▶ [Data]

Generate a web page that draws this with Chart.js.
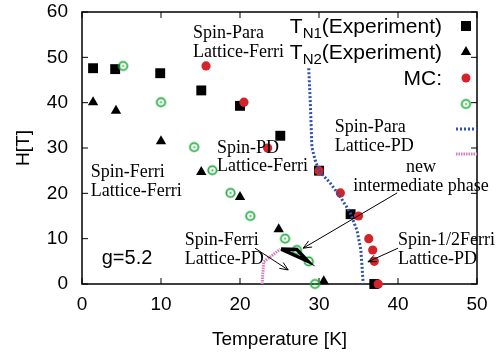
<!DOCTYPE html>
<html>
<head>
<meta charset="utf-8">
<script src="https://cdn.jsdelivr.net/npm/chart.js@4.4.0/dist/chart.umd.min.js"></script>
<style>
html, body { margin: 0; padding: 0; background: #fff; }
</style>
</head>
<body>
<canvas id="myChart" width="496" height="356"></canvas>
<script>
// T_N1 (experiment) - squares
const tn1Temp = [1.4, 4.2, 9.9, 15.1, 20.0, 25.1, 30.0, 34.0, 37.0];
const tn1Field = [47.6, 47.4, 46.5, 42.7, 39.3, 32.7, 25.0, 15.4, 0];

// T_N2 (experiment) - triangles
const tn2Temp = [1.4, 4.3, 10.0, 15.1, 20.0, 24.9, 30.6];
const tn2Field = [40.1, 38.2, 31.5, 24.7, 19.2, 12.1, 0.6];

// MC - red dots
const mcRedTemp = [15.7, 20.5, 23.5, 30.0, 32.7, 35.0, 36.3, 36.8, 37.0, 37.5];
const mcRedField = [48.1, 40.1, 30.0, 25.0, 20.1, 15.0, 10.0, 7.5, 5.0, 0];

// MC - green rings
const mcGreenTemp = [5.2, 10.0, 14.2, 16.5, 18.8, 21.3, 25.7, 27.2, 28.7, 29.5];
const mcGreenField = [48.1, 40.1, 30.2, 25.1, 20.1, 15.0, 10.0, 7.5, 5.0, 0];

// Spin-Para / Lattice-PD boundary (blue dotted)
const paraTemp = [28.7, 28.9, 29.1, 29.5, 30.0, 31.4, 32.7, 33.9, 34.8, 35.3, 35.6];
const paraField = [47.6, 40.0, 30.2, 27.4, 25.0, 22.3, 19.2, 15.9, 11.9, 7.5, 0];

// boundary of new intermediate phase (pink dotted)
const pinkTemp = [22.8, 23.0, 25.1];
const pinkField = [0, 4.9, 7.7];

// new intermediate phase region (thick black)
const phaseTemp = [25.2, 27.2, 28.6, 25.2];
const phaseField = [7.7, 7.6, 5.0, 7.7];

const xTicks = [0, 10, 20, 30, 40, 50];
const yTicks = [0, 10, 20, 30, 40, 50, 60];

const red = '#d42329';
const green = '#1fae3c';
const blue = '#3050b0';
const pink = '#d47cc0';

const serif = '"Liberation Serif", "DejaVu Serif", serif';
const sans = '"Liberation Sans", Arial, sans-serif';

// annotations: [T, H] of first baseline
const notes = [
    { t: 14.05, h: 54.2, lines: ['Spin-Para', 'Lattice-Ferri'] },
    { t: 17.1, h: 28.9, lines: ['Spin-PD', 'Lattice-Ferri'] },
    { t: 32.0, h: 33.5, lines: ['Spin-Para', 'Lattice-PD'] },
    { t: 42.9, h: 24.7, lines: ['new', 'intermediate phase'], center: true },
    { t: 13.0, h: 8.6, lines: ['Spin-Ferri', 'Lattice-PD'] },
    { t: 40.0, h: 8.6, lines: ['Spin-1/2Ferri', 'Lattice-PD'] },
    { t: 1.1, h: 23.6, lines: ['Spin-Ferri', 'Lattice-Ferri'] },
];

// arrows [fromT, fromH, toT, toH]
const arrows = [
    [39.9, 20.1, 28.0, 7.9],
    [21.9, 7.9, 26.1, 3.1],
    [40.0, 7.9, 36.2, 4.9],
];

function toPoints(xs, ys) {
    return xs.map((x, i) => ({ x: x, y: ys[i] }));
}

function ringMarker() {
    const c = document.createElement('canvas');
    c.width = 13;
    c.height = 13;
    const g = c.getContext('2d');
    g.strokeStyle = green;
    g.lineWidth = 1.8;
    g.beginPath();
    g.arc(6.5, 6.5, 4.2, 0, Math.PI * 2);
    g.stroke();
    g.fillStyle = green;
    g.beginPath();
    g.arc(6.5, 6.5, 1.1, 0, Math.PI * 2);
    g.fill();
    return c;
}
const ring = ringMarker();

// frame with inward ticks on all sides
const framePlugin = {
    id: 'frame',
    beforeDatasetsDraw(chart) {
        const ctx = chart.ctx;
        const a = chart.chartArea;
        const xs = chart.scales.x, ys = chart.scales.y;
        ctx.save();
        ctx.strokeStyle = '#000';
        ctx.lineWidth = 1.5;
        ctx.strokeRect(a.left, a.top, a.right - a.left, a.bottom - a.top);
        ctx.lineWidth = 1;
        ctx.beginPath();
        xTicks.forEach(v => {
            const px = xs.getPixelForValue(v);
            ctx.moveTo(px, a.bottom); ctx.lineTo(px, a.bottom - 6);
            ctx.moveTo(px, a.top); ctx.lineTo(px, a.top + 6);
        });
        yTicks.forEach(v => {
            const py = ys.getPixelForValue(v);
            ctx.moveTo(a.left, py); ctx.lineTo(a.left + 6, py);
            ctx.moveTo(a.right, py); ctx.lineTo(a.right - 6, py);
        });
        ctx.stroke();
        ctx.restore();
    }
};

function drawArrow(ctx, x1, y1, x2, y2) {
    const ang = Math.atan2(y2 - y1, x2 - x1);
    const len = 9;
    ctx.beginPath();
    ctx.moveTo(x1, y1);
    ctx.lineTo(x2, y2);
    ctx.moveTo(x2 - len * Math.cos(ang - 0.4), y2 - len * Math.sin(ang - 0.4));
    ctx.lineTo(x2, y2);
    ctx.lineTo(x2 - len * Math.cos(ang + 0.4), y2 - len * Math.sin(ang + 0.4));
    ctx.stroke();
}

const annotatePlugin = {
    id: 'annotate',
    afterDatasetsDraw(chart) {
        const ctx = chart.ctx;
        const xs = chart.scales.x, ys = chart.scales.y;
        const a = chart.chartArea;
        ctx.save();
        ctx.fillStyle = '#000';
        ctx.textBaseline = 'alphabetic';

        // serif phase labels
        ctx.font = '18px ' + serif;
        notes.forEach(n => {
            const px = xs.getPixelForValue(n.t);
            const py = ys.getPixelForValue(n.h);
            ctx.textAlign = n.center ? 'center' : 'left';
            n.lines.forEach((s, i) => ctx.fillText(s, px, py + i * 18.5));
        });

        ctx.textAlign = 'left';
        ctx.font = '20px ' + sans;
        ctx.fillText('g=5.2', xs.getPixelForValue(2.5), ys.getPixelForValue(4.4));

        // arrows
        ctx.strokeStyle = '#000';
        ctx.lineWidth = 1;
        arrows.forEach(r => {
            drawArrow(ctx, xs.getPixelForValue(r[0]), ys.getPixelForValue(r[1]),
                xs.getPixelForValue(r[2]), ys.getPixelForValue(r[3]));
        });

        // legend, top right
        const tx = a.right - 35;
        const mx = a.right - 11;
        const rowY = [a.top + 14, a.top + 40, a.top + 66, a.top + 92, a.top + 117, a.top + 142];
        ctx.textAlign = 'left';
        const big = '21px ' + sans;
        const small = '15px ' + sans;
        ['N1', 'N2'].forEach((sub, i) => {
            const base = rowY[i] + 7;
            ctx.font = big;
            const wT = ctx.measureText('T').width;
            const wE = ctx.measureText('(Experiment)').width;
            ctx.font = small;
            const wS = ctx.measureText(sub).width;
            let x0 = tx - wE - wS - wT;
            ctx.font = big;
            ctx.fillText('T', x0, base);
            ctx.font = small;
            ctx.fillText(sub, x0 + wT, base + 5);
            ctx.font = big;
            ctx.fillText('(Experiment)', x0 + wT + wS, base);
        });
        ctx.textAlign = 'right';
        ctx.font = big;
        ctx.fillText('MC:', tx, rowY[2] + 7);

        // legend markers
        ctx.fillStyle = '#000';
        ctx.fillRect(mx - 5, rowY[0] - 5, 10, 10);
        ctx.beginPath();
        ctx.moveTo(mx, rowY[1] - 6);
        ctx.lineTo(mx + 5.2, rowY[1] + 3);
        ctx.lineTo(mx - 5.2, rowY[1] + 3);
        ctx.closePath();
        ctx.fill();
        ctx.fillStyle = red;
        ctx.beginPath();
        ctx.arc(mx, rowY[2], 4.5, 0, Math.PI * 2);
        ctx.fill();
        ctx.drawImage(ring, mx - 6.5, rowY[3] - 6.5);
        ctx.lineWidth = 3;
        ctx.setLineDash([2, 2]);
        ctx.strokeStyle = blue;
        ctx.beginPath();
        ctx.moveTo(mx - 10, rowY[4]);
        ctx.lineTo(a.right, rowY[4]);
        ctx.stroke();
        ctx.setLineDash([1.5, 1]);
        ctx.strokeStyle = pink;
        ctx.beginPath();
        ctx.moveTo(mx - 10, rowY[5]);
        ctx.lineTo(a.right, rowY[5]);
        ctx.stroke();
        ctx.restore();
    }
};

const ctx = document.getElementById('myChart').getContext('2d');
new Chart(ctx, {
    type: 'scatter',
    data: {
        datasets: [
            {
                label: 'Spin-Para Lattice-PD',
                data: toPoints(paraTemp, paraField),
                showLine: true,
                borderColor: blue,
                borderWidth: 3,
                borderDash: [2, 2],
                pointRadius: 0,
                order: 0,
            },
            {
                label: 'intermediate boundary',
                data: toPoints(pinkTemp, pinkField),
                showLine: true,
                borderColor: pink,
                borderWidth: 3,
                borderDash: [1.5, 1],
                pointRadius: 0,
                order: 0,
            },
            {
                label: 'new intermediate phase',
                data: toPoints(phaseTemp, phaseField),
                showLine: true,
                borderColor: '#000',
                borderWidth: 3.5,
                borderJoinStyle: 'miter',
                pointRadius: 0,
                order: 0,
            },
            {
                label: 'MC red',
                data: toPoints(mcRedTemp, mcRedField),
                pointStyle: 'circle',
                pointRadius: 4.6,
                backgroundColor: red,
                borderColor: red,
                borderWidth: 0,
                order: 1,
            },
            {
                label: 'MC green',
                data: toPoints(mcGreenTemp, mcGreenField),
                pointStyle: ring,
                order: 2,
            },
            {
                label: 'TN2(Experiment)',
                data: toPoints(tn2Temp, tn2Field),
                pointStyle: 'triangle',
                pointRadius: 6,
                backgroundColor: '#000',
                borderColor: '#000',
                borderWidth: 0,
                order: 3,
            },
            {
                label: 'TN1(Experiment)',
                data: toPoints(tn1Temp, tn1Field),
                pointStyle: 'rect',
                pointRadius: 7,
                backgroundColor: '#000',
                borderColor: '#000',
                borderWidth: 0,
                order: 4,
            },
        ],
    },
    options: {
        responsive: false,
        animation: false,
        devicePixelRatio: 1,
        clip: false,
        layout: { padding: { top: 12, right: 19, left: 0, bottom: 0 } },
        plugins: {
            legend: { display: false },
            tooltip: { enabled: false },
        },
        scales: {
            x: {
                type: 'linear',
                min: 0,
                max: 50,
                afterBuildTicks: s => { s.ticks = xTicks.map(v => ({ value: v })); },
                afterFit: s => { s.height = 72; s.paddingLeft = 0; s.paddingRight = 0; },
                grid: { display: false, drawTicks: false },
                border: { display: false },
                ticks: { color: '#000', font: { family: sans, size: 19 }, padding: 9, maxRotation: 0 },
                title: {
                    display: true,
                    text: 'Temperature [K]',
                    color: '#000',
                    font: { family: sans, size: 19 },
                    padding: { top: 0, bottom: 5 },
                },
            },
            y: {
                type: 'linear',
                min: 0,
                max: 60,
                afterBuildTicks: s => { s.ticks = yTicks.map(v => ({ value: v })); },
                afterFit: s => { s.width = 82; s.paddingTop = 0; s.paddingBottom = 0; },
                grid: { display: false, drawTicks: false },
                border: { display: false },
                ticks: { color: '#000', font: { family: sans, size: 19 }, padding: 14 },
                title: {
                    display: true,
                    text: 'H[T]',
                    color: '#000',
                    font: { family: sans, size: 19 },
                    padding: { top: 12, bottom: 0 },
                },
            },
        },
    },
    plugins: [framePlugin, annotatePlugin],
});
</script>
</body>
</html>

▶ [Aim of the exercise]
Transcribe the opening line of the listing above, please, and every line after it through the line with "25.0, 15.4, 0];", word for word, without pictures.

▶ [Exercise output]
Generate a web page that draws this with Chart.js.
<!DOCTYPE html>
<html>
<head>
<meta charset="utf-8">
<script src="https://cdn.jsdelivr.net/npm/chart.js@4.4.0/dist/chart.umd.min.js"></script>
<style>
html, body { margin: 0; padding: 0; background: #fff; }
</style>
</head>
<body>
<canvas id="myChart" width="496" height="356"></canvas>
<script>
// T_N1 (experiment) - squares
const tn1Temp = [1.4, 4.2, 9.9, 15.1, 20.0, 25.1, 30.0, 34.0, 37.0];
const tn1Field = [47.6, 47.4, 46.5, 42.7, 39.3, 32.7, 25.0, 15.4, 0];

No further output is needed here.